Lieber jetzt verlieren, die Probleme offen ansprechen und beseitigen, als wie im Vorjahr sanft durch die Testphase zu gleiten, sich feiern zu lassen und dann beim Saisonstart Schiffbruch zu erleiden. Damals hatte sich nach dem grandiosen Auftaktspiel gegen den HSV etwas zu viel Lässigkeit und Selbstverliebtheit in die Aktionen des Titelverteidigers eingeschlichen. Prompt fand sich der BVB am sechsten Spieltag auf Rang elf wieder – mit scheinbar unaufholbarem Acht-Punkte-Rückstand auf die Bayern. Im Übrigen fängt der BVB im Gegensatz zu 2010 heute auf einen viel höheren Level an. Die Mannschaft ist in großen Teilen eingespielt, erneut hat der europäisch gesehen immer noch kleine BVB seine überall begehrten Einzelkönner bis auf eine einzige Ausnahme beisammen gehalten.
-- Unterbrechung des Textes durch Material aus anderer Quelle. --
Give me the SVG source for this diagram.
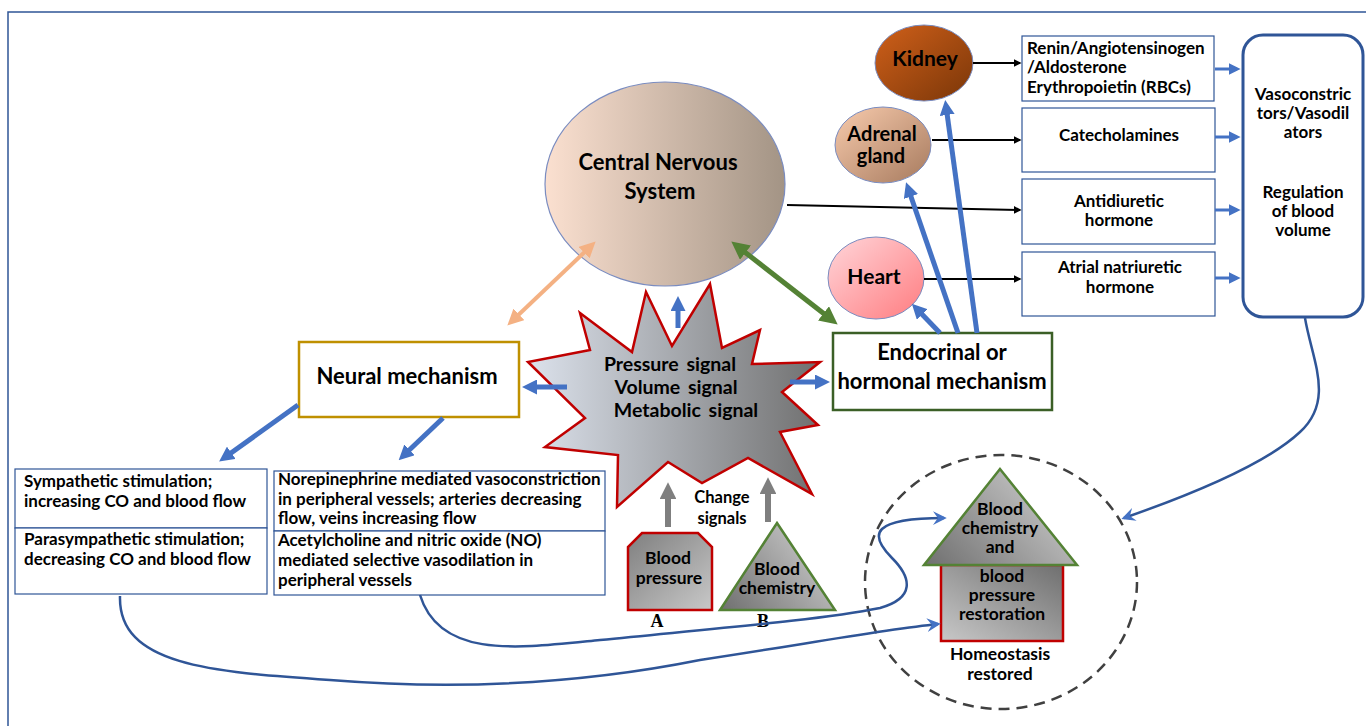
<svg xmlns="http://www.w3.org/2000/svg" width="1366" height="726" viewBox="0 0 1366 726">
<defs>
<style>
text{font-family:Lato,"Liberation Sans",sans-serif;font-weight:bold;fill:#000}
.c{text-anchor:middle}
.t20{font-size:22px}
.t21{font-size:21px}
.t18{font-size:19.5px}
.t16{font-size:17.5px}
.t15{font-size:17px}
.bx{fill:#fff;stroke:#2F5597;stroke-width:1.2}
.bl{fill:none;stroke:#4472C4;stroke-width:5}
.bk{fill:none;stroke:#000;stroke-width:2}
.cv{fill:none;stroke:#2F5597;stroke-width:2.5}
.gr{fill:none;stroke:#7F7F7F;stroke-width:6}
</style>
<linearGradient id="gCNS" x1="0" y1="0" x2="1" y2="0"><stop offset="0" stop-color="#FBE0D0"/><stop offset="1" stop-color="#A39485"/></linearGradient>
<linearGradient id="gKid" x1="0" y1="0" x2="1" y2="1"><stop offset="0" stop-color="#D0601A"/><stop offset="1" stop-color="#7A3608"/></linearGradient>
<linearGradient id="gAdr" x1="0" y1="0" x2="1" y2="1"><stop offset="0" stop-color="#F8CBAD"/><stop offset="1" stop-color="#A67A5E"/></linearGradient>
<linearGradient id="gHrt" x1="0" y1="0" x2="1" y2="1"><stop offset="0" stop-color="#FFD6DA"/><stop offset="1" stop-color="#FF7C80"/></linearGradient>
<linearGradient id="gStar" x1="0" y1="0" x2="1" y2="0"><stop offset="0" stop-color="#DCE2EC"/><stop offset="1" stop-color="#707070"/></linearGradient>
<linearGradient id="gDark" x1="0" y1="0" x2="1" y2="1"><stop offset="0" stop-color="#7F7F7F"/><stop offset="1" stop-color="#C8C8C8"/></linearGradient>
<linearGradient id="gTri" x1="0" y1="1" x2="1" y2="0.4"><stop offset="0" stop-color="#6F6F6F"/><stop offset="1" stop-color="#C8C8C8"/></linearGradient>
<linearGradient id="gRect" x1="0" y1="1" x2="1" y2="0"><stop offset="0" stop-color="#C8C8C8"/><stop offset="1" stop-color="#6F6F6F"/></linearGradient>
<marker id="ab" viewBox="0 0 10 10" refX="6" refY="5" markerWidth="3" markerHeight="3" orient="auto-start-reverse"><path d="M0,0 L10,5 L0,10 z" fill="#4472C4"/></marker>
<marker id="ak" viewBox="0 0 10 10" refX="8" refY="5" markerWidth="4" markerHeight="4" orient="auto"><path d="M0,0 L10,5 L0,10 z" fill="#000"/></marker>
<marker id="ap" viewBox="0 0 10 10" refX="6" refY="5" markerWidth="4" markerHeight="4" orient="auto-start-reverse"><path d="M0,0 L10,5 L0,10 z" fill="#F4B183"/></marker>
<marker id="ag" viewBox="0 0 10 10" refX="6" refY="5" markerWidth="3.6" markerHeight="3.6" orient="auto-start-reverse"><path d="M0,0 L10,5 L0,10 z" fill="#548235"/></marker>
<marker id="agr" viewBox="0 0 10 10" refX="6" refY="5" markerWidth="2.8" markerHeight="2.8" orient="auto"><path d="M0,0 L10,5 L0,10 z" fill="#7F7F7F"/></marker>
<marker id="ac" viewBox="0 0 10 10" refX="8" refY="5" markerWidth="5.5" markerHeight="5.5" orient="auto"><path d="M0,0 L10,5 L0,10 L3.5,5 z" fill="#4472C4"/></marker>
<marker id="as" viewBox="0 0 10 10" refX="7" refY="5" markerWidth="4" markerHeight="4" orient="auto"><path d="M0,0 L10,5 L0,10 z" fill="#4472C4"/></marker>
</defs>

<rect width="1366" height="726" fill="#fff"/>
<path d="M8,726 L8,12 L1366,12" fill="none" stroke="#2F5597" stroke-width="1.5"/>

<g id="cns">
<ellipse cx="665" cy="184" rx="120" ry="102" fill="url(#gCNS)" stroke="#7A8CC0" stroke-width="1.2"/>
<text class="c t20" x="658" y="170">Central Nervous</text>
<text class="c t20" x="660" y="199">System</text>
</g>

<g id="kidney">
<ellipse cx="924" cy="63" rx="49" ry="38" fill="url(#gKid)" stroke="#7A8CC0" stroke-width="1"/>
<text class="c t21" x="925" y="66">Kidney</text>
</g>
<g id="adrenal">
<ellipse cx="883" cy="145" rx="48" ry="38" fill="url(#gAdr)" stroke="#7A8CC0" stroke-width="1"/>
<text class="c t21" x="882" y="141" style="font-size:20px">Adrenal</text>
<text class="c t21" x="881" y="163" style="font-size:20px">gland</text>
</g>
<g id="heart">
<ellipse cx="876" cy="278" rx="48" ry="41" fill="url(#gHrt)" stroke="#7A8CC0" stroke-width="1"/>
<text class="c t21" x="874" y="284">Heart</text>
</g>

<g id="renin">
<rect class="bx" x="1022" y="36" width="192" height="65"/>
<text class="t15" x="1027" y="54">Renin/Angiotensinogen</text>
<text class="t15" x="1027" y="73">/Aldosterone</text>
<text class="t15" x="1027" y="93">Erythropoietin (RBCs)</text>
</g>
<g id="catecholamines">
<rect class="bx" x="1022" y="108" width="193" height="64"/>
<text class="c t15" x="1119" y="141">Catecholamines</text>
</g>
<g id="adh">
<rect class="bx" x="1022" y="179" width="193" height="65"/>
<text class="c t15" x="1119" y="207">Antidiuretic</text>
<text class="c t15" x="1119" y="226">hormone</text>
</g>
<g id="anh">
<rect class="bx" x="1022" y="252" width="193" height="64"/>
<text class="c t15" x="1120" y="273">Atrial natriuretic</text>
<text class="c t15" x="1120" y="293">hormone</text>
</g>
<g id="vaso">
<rect x="1243" y="35" width="120" height="282" rx="20" fill="#fff" stroke="#2F5597" stroke-width="3"/>
<text class="c t15" x="1303" y="100">Vasoconstric</text>
<text class="c t15" x="1303" y="119">tors/Vasodil</text>
<text class="c t15" x="1303" y="138">ators</text>
<text class="c t15" x="1303" y="198">Regulation</text>
<text class="c t15" x="1303" y="217">of blood</text>
<text class="c t15" x="1303" y="236">volume</text>
</g>

<g id="endocrinal">
<rect x="833" y="333" width="219" height="77" fill="#fff" stroke="#3B5F26" stroke-width="2.5"/>
<text class="c t20" x="942" y="360">Endocrinal or</text>
<text class="c t20" x="942" y="389">hormonal mechanism</text>
</g>
<g id="neural">
<rect x="299" y="342" width="220" height="75" fill="#fff" stroke="#BF9000" stroke-width="2.5"/>
<text class="c t20" x="407" y="384">Neural mechanism</text>
</g>

<g id="signals">
<polygon points="580,313 632,352 646,292 672,346 710,284 722,348 760,330 752,364 820,362 782,392 818,425 780,432 812,494 748,458 702,483 668,462 617,507 618,455 545,447 585,418 528,362 590,350" fill="url(#gStar)" stroke="#C00000" stroke-width="2.5" stroke-linejoin="miter"/>
<text class="c t18" x="670" y="371" style="word-spacing:3px">Pressure signal</text>
<text class="c t18" x="676" y="394" style="word-spacing:3px">Volume signal</text>
<text class="c t18" x="686" y="417" style="word-spacing:3px">Metabolic signal</text>
</g>

<g id="sympathetic">
<rect class="bx" x="15" y="469" width="252" height="59"/>
<text class="t15" x="24" y="487">Sympathetic stimulation;</text>
<text class="t15" x="24" y="507">increasing CO and blood flow</text>
</g>
<g id="parasympathetic">
<rect class="bx" x="15" y="528" width="252" height="66"/>
<text class="t15" x="24" y="545">Parasympathetic stimulation;</text>
<text class="t15" x="24" y="565">decreasing CO and blood flow</text>
</g>
<g id="norepinephrine">
<rect class="bx" x="274" y="471" width="331" height="60"/>
<text class="t15" x="278" y="485">Norepinephrine mediated vasoconstriction</text>
<text class="t15" x="278" y="505">in peripheral vessels; arteries decreasing</text>
<text class="t15" x="278" y="524">flow, veins increasing flow</text>
</g>
<g id="acetylcholine">
<rect class="bx" x="274" y="531" width="331" height="64"/>
<text class="t15" x="278" y="546">Acetylcholine and nitric oxide (NO)</text>
<text class="t15" x="278" y="566">mediated selective vasodilation in</text>
<text class="t15" x="278" y="586">peripheral vessels</text>
</g>

<g id="change">
<text class="c" x="722" y="503" style="font-size:16.5px">Change</text>
<text class="c" x="722" y="524" style="font-size:16.5px">signals</text>
</g>
<g id="bloodpressure">
<path d="M642,533 L698,533 L712,547 L712,610 L628,610 L628,547 z" fill="url(#gDark)" stroke="#C00000" stroke-width="2.5"/>
<text class="c t16" x="668" y="564">Blood</text>
<text class="c t16" x="669" y="584">pressure</text>
<text x="657" y="627" style="font-family:'Liberation Serif',serif;font-size:18px" class="c">A</text>
</g>
<g id="bloodchemistry">
<polygon points="777,523 835,610 720,610" fill="url(#gTri)" stroke="#548235" stroke-width="2.5"/>
<text class="c t16" x="777" y="575">Blood</text>
<text class="c t16" x="777" y="594">chemistry</text>
<text x="763" y="627" style="font-family:'Liberation Serif',serif;font-size:18px" class="c">B</text>
</g>

<g id="homeostasis">
<ellipse cx="1001" cy="582" rx="136" ry="127" fill="none" stroke="#404040" stroke-width="2.5" stroke-dasharray="11 7"/>
<rect x="941" y="565" width="122" height="76" fill="url(#gRect)" stroke="#C00000" stroke-width="2.5"/>
<polygon points="1000,469 1077,565 924,565" fill="url(#gTri)" stroke="#548235" stroke-width="2.5"/>
<text class="c t16" x="1000" y="515">Blood</text>
<text class="c t16" x="1000" y="534">chemistry</text>
<text class="c t16" x="1000" y="553">and</text>
<text class="c t16" x="1002" y="582">blood</text>
<text class="c t16" x="1002" y="601">pressure</text>
<text class="c t16" x="1002" y="620">restoration</text>
<text class="c t16" x="1000" y="660">Homeostasis</text>
<text class="c t16" x="1000" y="680">restored</text>
</g>

<g id="connectors">
<line class="bk" x1="973" y1="63" x2="1020" y2="63" marker-end="url(#ak)"/>
<line class="bk" x1="932" y1="140" x2="1020" y2="140" marker-end="url(#ak)"/>
<line class="bk" x1="787" y1="205" x2="1020" y2="210" marker-end="url(#ak)"/>
<line class="bk" x1="924" y1="279" x2="1020" y2="279" marker-end="url(#ak)"/>

<line fill="none" stroke="#4472C4" stroke-width="3" x1="1215" y1="69" x2="1237" y2="69" marker-end="url(#as)"/>
<line fill="none" stroke="#4472C4" stroke-width="3" x1="1215" y1="137" x2="1237" y2="137" marker-end="url(#as)"/>
<line fill="none" stroke="#4472C4" stroke-width="3" x1="1215" y1="210" x2="1237" y2="210" marker-end="url(#as)"/>
<line fill="none" stroke="#4472C4" stroke-width="3" x1="1215" y1="278" x2="1237" y2="278" marker-end="url(#as)"/>

<line class="bl" x1="977" y1="333" x2="946" y2="106" marker-end="url(#ab)"/>
<line class="bl" x1="958" y1="333" x2="908" y2="188" marker-end="url(#ab)"/>
<line class="bl" x1="940" y1="333" x2="916" y2="308" marker-end="url(#ab)"/>

<line class="bl" x1="678" y1="328" x2="678" y2="302" marker-end="url(#ab)"/>
<line class="bl" x1="567" y1="387" x2="528" y2="387" marker-end="url(#ab)"/>
<line class="bl" x1="790" y1="382" x2="824" y2="382" marker-end="url(#ab)"/>
<line class="bl" x1="298" y1="405" x2="224" y2="458" marker-end="url(#ab)"/>
<line class="bl" x1="443" y1="418" x2="403" y2="456" marker-end="url(#ab)"/>

<line fill="none" stroke="#F4B183" stroke-width="4" x1="512" y1="321" x2="591" y2="246" marker-start="url(#ap)" marker-end="url(#ap)"/>
<line fill="none" stroke="#548235" stroke-width="5" x1="737" y1="246" x2="832" y2="320" marker-start="url(#ag)" marker-end="url(#ag)"/>

<line class="gr" x1="668" y1="527" x2="668" y2="489" marker-end="url(#agr)"/>
<line class="gr" x1="768" y1="522" x2="768" y2="484" marker-end="url(#agr)"/>

<path class="cv" d="M420,595 C440,660 520,648 600,640 C720,628 820,620 880,608 C915,598 912,578 892,558 C868,534 872,518 944,518" marker-end="url(#ac)"/>
<path class="cv" d="M120,596 C118,665 210,672 330,680 C480,692 600,680 700,660 C800,645 880,630 938,624" marker-end="url(#ac)"/>
<path class="cv" d="M1305,318 C1312,360 1335,400 1300,432 C1265,465 1190,495 1124,518" marker-end="url(#ac)"/>
</g>
</svg>
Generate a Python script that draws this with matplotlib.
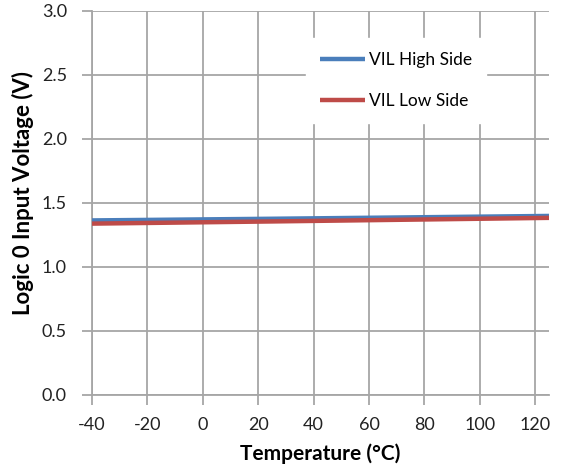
import matplotlib.pyplot as plt

# Logic-0 input threshold vs. temperature
temperature_c = [-40, 25, 125]
vil_high_side = [1.360, 1.373, 1.395]
vil_low_side = [1.335, 1.352, 1.380]

x_ticks = [-40, -20, 0, 20, 40, 60, 80, 100, 120]
y_ticks = [0.0, 0.5, 1.0, 1.5, 2.0, 2.5, 3.0]

plt.rcParams["font.family"] = ["Lato", "DejaVu Sans"]
plt.rcParams["axes.unicode_minus"] = False

fig = plt.figure(figsize=(5.62, 4.70), dpi=100)
left, right, top, bottom = 92, 549, 10.5, 394.5
ax = fig.add_axes([left / 562, 1 - bottom / 470, (right - left) / 562, (bottom - top) / 470])

grid_color = "#a6a6a6"
ax.plot(temperature_c, vil_high_side, color="#4a7ebb", lw=3.2,
        label="VIL High Side", solid_capstyle="butt", zorder=3)
ax.plot(temperature_c, vil_low_side, color="#be4b48", lw=3.2,
        label="VIL Low Side", solid_capstyle="butt", zorder=4)

ax.set_xlim(-40, 125)
ax.set_ylim(0, 3.0)
ax.set_xticks(x_ticks)
ax.set_yticks(y_ticks)
ax.set_yticklabels([f"{v:.1f}" for v in y_ticks])
ax.grid(True, color=grid_color, lw=1.3)
ax.set_axisbelow(True)

for side in ("top", "right"):
    ax.spines[side].set_visible(False)
for side in ("left", "bottom"):
    ax.spines[side].set_color(grid_color)
    ax.spines[side].set_linewidth(1.3)

ax.tick_params(axis="both", direction="out", length=7, width=1.3,
               color=grid_color, labelsize=13, labelcolor="#222222")
ax.tick_params(axis="x", pad=9)
ax.tick_params(axis="y", pad=11)

ax.set_xlabel("Temperature (°C)", fontsize=15, fontweight="bold", labelpad=8)
ax.set_ylabel("Logic 0 Input Voltage (V)", fontsize=16, fontweight="bold")
ax.yaxis.set_label_coords(-0.128, 0.525)

leg = ax.legend(loc="upper left", bbox_to_anchor=(0.45, 0.95), frameon=True,
                fontsize=12.5, handlelength=2.6, handletextpad=0.2,
                labelspacing=1.45, borderpad=0.8)
leg.get_frame().set_edgecolor("white")
leg.get_frame().set_facecolor("white")
leg.get_frame().set_alpha(1.0)

fig.savefig("out.png", dpi=100)
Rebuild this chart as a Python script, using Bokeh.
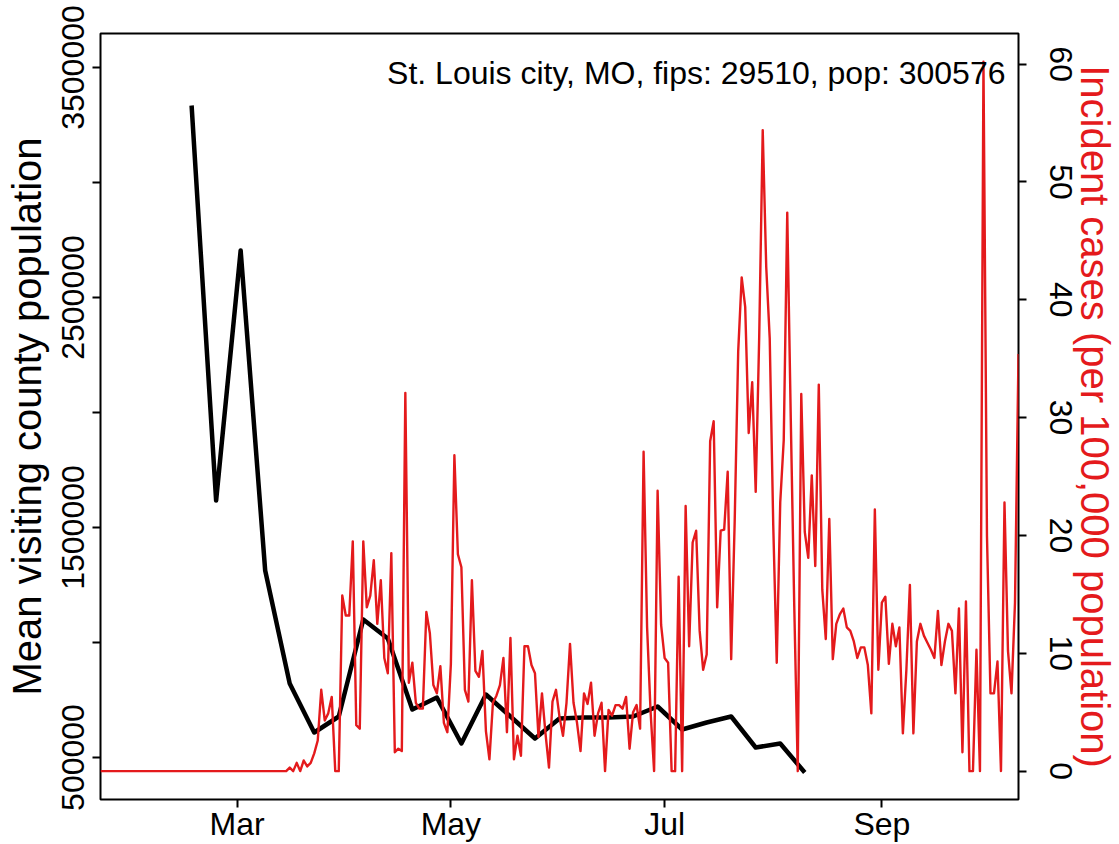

Einen Hochbegabten wie Marco Reus in dieses lebende Gebilde einzupflanzen, erscheint zumindest auf den ersten Blick relativ einfach.

Es geht aufwärts beim BVB – überall
Außerdem macht die extrem lange Sommerpause vieles einfacher. Mehr als vier Wochen bleiben noch bis zum Liga-Start. Der Supercup am 12. August spielt im Trainingsplan des Meisters keine Rolle – Prestigeduell in München hin oder her. So können Hummels, Götze und Co. derzeit in aller Ruhe auf dem Nebenplatz des Ri-Au-Stadions von Bad Ragaz in Form gebracht werden, während zum Beispiel der anfangs verletzte Patrick Owomoyela individuell um den Anschluss kämpft und der restliche Kader schon morgens vor dem Frühstück zu 1000-Meter-Läufen getriezt wird oder es später in zwei Einheiten pro Tag mit dem Ball ans Eingemachte geht.

Das alles funktioniert nur, weil sich das BVB-Wachstum längst auch im Trainerstab widerspiegelt. Insgesamt sieben Übungsleiter überwachen mittlerweile die Geschicke des kickenden Personals – auf dass die Lücke zum FC Bayern auch in dieser Hinsicht kleiner werde.